Not so the Hamana demo car though. Those widened fenders and that perfect fitment give it a much broader presence. In some ways, I think it makes it look a little more grown up.
Any issues with rubbing were taken care of during the first stages of the build when the fenders were being shaped. I had to see it for myself to believe it, but there’s no tire-to-fender touching whatsoever – even on the back section of the inner wheel arch. Of course, to achieve this most of the original plastic trim had to be either cut or removed completely. But you’d never know looking at it.
As the two cars sat parked on the rooftop of a supermarket in Tokorozawa, I couldn’t help but think that this is what the AMG A45 and CLA45 should have looked like from the factory.
When you think modified cars appear factory-like, it’s a sign that a lot of time, effort and talent has gone into making them look that way.
Seeing that Mercedes-Benz targeted these two cars at a younger audience, the interiors are quite sports-oriented, so Hamana saw no need to alter them in any way.
From the square-cut lower portion of the steering wheel, the simple dash layout with floating LCD navigation screen and the carbon-look trim – it’s actually a pretty nice place to be.
The only difference in the CLA – aside from the fact that it’s a lot cooler since both the front and rear doors don’t have window frames – are sportier-looking seats with the ribbed centers.
Both cars will soon sport the coveted Speedhunters #FeatureCar sticker and join an exclusive club in Japan.

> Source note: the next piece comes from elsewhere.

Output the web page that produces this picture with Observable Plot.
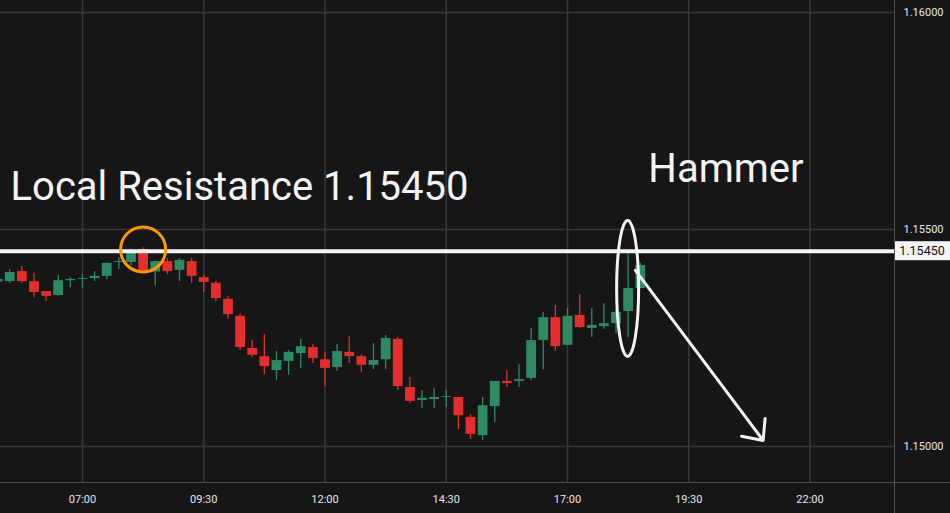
<!DOCTYPE html>
<html><head><meta charset="utf-8">
<script src="https://cdn.jsdelivr.net/npm/d3@7"></script>
<script src="https://cdn.jsdelivr.net/npm/@observablehq/plot@0.6"></script>
<style>
html,body{margin:0;padding:0;background:#161616;}
#chart{width:950px;height:513px;overflow:hidden;}
svg{display:block;}
</style></head><body><div id="chart"></div>
<script>
// 15-minute EUR/USD-style candles
const times = ["05:15","05:30","05:45","06:00","06:15","06:30","06:45","07:00","07:15","07:30","07:45","08:00","08:15","08:30","08:45","09:00","09:15","09:30","09:45","10:00","10:15","10:30","10:45","11:00","11:15","11:30","11:45","12:00","12:15","12:30","12:45","13:00","13:15","13:30","13:45","14:00","14:15","14:30","14:45","15:00","15:15","15:30","15:45","16:00","16:15","16:30","16:45","17:00","17:15","17:30","17:45","18:00","18:15","18:30"];
const open  = [1.15379,1.15380,1.15403,1.15380,1.15357,1.15348,1.15382,1.15385,1.15387,1.15392,1.15424,1.15424,1.15454,1.15402,1.15426,1.15406,1.15426,1.15389,1.15376,1.15339,1.15300,1.15226,1.15207,1.15175,1.15196,1.15214,1.15228,1.15200,1.15182,1.15217,1.15207,1.15187,1.15200,1.15247,1.15136,1.15106,1.15108,1.15113,1.15113,1.15067,1.15025,1.15092,1.15150,1.15150,1.15157,1.15244,1.15297,1.15233,1.15302,1.15272,1.15276,1.15283,1.15311,1.15364];
const high  = [1.15387,1.15408,1.15415,1.15399,1.15357,1.15394,1.15389,1.15396,1.15403,1.15422,1.15435,1.15455,1.15458,1.15426,1.15433,1.15433,1.15433,1.15394,1.15380,1.15346,1.15306,1.15244,1.15258,1.15219,1.15221,1.15247,1.15235,1.15217,1.15235,1.15253,1.15212,1.15237,1.15256,1.15251,1.15159,1.15129,1.15134,1.15129,1.15113,1.15074,1.15113,1.15150,1.15175,1.15189,1.15272,1.15309,1.15325,1.15318,1.15350,1.15318,1.15329,1.15314,1.15447,1.15422];
const low   = [1.15376,1.15376,1.15376,1.15343,1.15334,1.15346,1.15366,1.15364,1.15380,1.15385,1.15408,1.15417,1.15400,1.15369,1.15396,1.15380,1.15376,1.15355,1.15334,1.15293,1.15221,1.15205,1.15166,1.15152,1.15164,1.15180,1.15191,1.15138,1.15173,1.15191,1.15170,1.15177,1.15177,1.15129,1.15099,1.15088,1.15088,1.15090,1.15039,1.15016,1.15014,1.15055,1.15136,1.15136,1.15152,1.15177,1.15219,1.15233,1.15272,1.15251,1.15270,1.15260,1.15251,1.15364];
const close = [1.15385,1.15401,1.15380,1.15355,1.15346,1.15382,1.15385,1.15387,1.15392,1.15422,1.15426,1.15449,1.15403,1.15426,1.15403,1.15429,1.15392,1.15378,1.15341,1.15304,1.15228,1.15210,1.15184,1.15198,1.15217,1.15230,1.15203,1.15180,1.15219,1.15207,1.15187,1.15198,1.15249,1.15138,1.15104,1.15111,1.15113,1.15115,1.15071,1.15028,1.15094,1.15150,1.15145,1.15154,1.15244,1.15297,1.15230,1.15300,1.15274,1.15279,1.15283,1.15309,1.15364,1.15417];

const timeTicks = ["07:00","09:30","12:00","14:30","17:00","19:30","22:00"];
const priceTicks = [1.15, 1.155, 1.16];
const resistance = 1.15450;
const resistanceLabel = "1.15450";
const viewStartMin = 318.6, viewEndMin = 1424.5;   // visible time window (minutes of day)
const priceMin = 1.1491475, priceMax = 1.1602765;   // visible price window

// annotations
const circleAt = {time: "08:15", price: 1.15454};
const ellipseAt = {time: "18:15", price: 1.15363};
const arrowFrom = {time: "18:24", price: 1.15406};
const arrowTo = {time: "21:02", price: 1.15014};
const notes = [
  {time: "05:31", price: 1.155968, text: "Local Resistance 1.15450"},
  {time: "18:40", price: 1.156382, text: "Hammer"}
];

const DAY = Date.UTC(2025, 0, 6);
const toDate = s => { const [h, m] = s.split(":").map(Number); return new Date(DAY + (h * 60 + m) * 60000); };
const minDate = m => new Date(DAY + m * 60000);

const candles = times.map((t, i) => ({time: toDate(t), open: open[i], high: high[i], low: low[i], close: close[i]}));
const GREEN = "#2f8a62", RED = "#e42d2d";
const col = d => d.close >= d.open ? GREEN : RED;
const GRID = "#383838", EDGE = "#4f4f4f", TXT = "#e6e6e6", WHITE = "#f4f4f7";

const chart = Plot.plot({
  width: 950, height: 513,
  marginLeft: 0, marginRight: 56, marginTop: 0, marginBottom: 30,
  style: {background: "#161616", color: TXT, fontFamily: "Roboto, sans-serif", fontSize: "11px"},
  color: {type: "identity"},
  x: {type: "utc", domain: [minDate(viewStartMin), minDate(viewEndMin)], label: null},
  y: {domain: [priceMin, priceMax], label: null},
  marks: [
    Plot.gridX(timeTicks.map(toDate), {stroke: GRID, strokeOpacity: 1, strokeWidth: 1.5}),
    Plot.gridY(priceTicks, {stroke: GRID, strokeOpacity: 1, strokeWidth: 1.5}),
    Plot.ruleX(candles, {x: "time", y1: "low", y2: "high", stroke: col, strokeWidth: 1.3, clip: true}),
    Plot.ruleX(candles, {x: "time", y1: "open", y2: "close", stroke: col, strokeWidth: 9.8, clip: true}),
    Plot.ruleY([resistance], {stroke: WHITE, strokeWidth: 4}),
    Plot.dot([circleAt], {x: d => toDate(d.time), y: "price", r: 22.5, stroke: "#ff9800", strokeWidth: 3, fill: "none"}),
    Plot.arrow([{a: arrowFrom, b: arrowTo}], {
      x1: d => toDate(d.a.time), y1: d => d.a.price, x2: d => toDate(d.b.time), y2: d => d.b.price,
      stroke: WHITE, strokeWidth: 3, headLength: 11, headAngle: 84, bend: 0
    }),
    Plot.text(notes, {x: d => toDate(d.time), y: "price", text: "text", fontSize: 40, fill: WHITE, textAnchor: "start", fontFamily: "Roboto, sans-serif"}),
    Plot.axisX(timeTicks.map(toDate), {tickFormat: d3.utcFormat("%H:%M"), tickSize: 0, tickPadding: 12, fill: TXT, label: null}),
    Plot.axisY(priceTicks, {anchor: "right", tickFormat: d3.format(".5f"), tickSize: 0, tickPadding: 9, fill: TXT, label: null})
  ]
});

const sx = chart.scale("x"), sy = chart.scale("y");
const NS = "http://www.w3.org/2000/svg";
const add = (tag, attrs, text) => {
  const el = document.createElementNS(NS, tag);
  for (const k in attrs) el.setAttribute(k, attrs[k]);
  if (text) el.textContent = text;
  chart.appendChild(el);
  return el;
};
// ellipse around hammer candle
add("ellipse", {cx: sx.apply(toDate(ellipseAt.time)), cy: sy.apply(ellipseAt.price), rx: 11, ry: 68, fill: "none", stroke: WHITE, "stroke-width": 3});
// panel borders
const xr = sx.apply(minDate(viewEndMin)), yb = sy.apply(priceMin);
add("line", {x1: xr + 0.5, x2: xr + 0.5, y1: 0, y2: 513, stroke: EDGE, "stroke-width": 1});
add("line", {x1: 0, x2: 950, y1: yb - 0.5, y2: yb - 0.5, stroke: EDGE, "stroke-width": 1});
// price label box
const yr = sy.apply(resistance);
add("rect", {x: xr + 1, y: yr - 9.5, width: 56, height: 19, fill: WHITE});
add("text", {x: xr + 28, y: yr, "text-anchor": "middle", "dominant-baseline": "central", fill: "#111", "font-size": 12.5, "font-family": "Roboto, sans-serif"}, resistanceLabel);

document.getElementById("chart").appendChild(chart);
</script>
</body></html>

Much was learned during the afternoon I spent looking at these two cars in detail. Many questions were answered about the mysteries of obtaining that perfect stance. And by perfect, I mean functional too. The truth of the matter is, you just can’t cut corners to get there. If you are the pickiest of the picky and settle for the best approach, then what Hamana has done with the help of Vossen is the standard that you should be aiming to achieve. This is stance done right.